Ensemble Assisted Multi-Feature Learnt Social Media Link Prediction Model Using Machine Learning Techniques

Abstract

In this paper a robust consensus-based ensemble assisted multi-feature learnt social media link prediction model is developed. Unlike classical methods, a multi-level enhancement paradigm was considered where at first the focus was made on extracting maximum possible features depicting inter-node relationship for high accuracy of prediction. Considering robustness of the different feature sets, we extracted local, behavioural as well as topological features including Jaccard coefficient, cosine similarity, number of followers, intermediate followers, ADAR. The use of these all features as link-signifier strengthened the proposed link-prediction model to train over a large data and to ensure higher accuracy. Undeniably, the use of aforesaid multiple features-based approach could yield higher accuracy and reliability; however, at the cost of increased computation. To avoid it, different feature selection methods like rank sum test, cross-correlation, principal component analysis were applied.
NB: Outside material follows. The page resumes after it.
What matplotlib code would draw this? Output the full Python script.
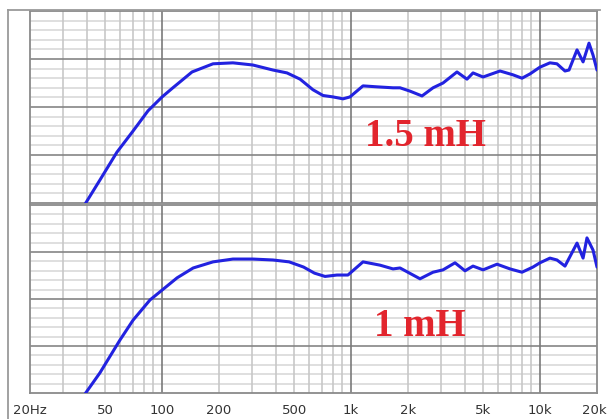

The use of these feature selection methods had dual intends; first to assess which type of features can have higher accuracy and second to reduce unwanted computation. This research revealed that cosine similarity-based features don’t have significant impact on eventual classification. On the contrary, cross-correlation and PCA based features had exhibited relatively higher accuracy (up to 97%). Once retrieving the set of suitable features, unlike standalone classifier based (two-class) prediction, we designed a novel consensus based ensemble learning model by using logistic regression, decision tree algorithm, deep-neuro computing algorithms (ANN-GD and ANN-LM with different hidden layers), which classified each node-pair as Linked or Not-Linked. Our proposed link-prediction model has exhibited link-prediction accuracy (98%), precision (0.93), recall (0.99), and F-Measure (0.97), which is higher than the other state-of-art machine learning methods.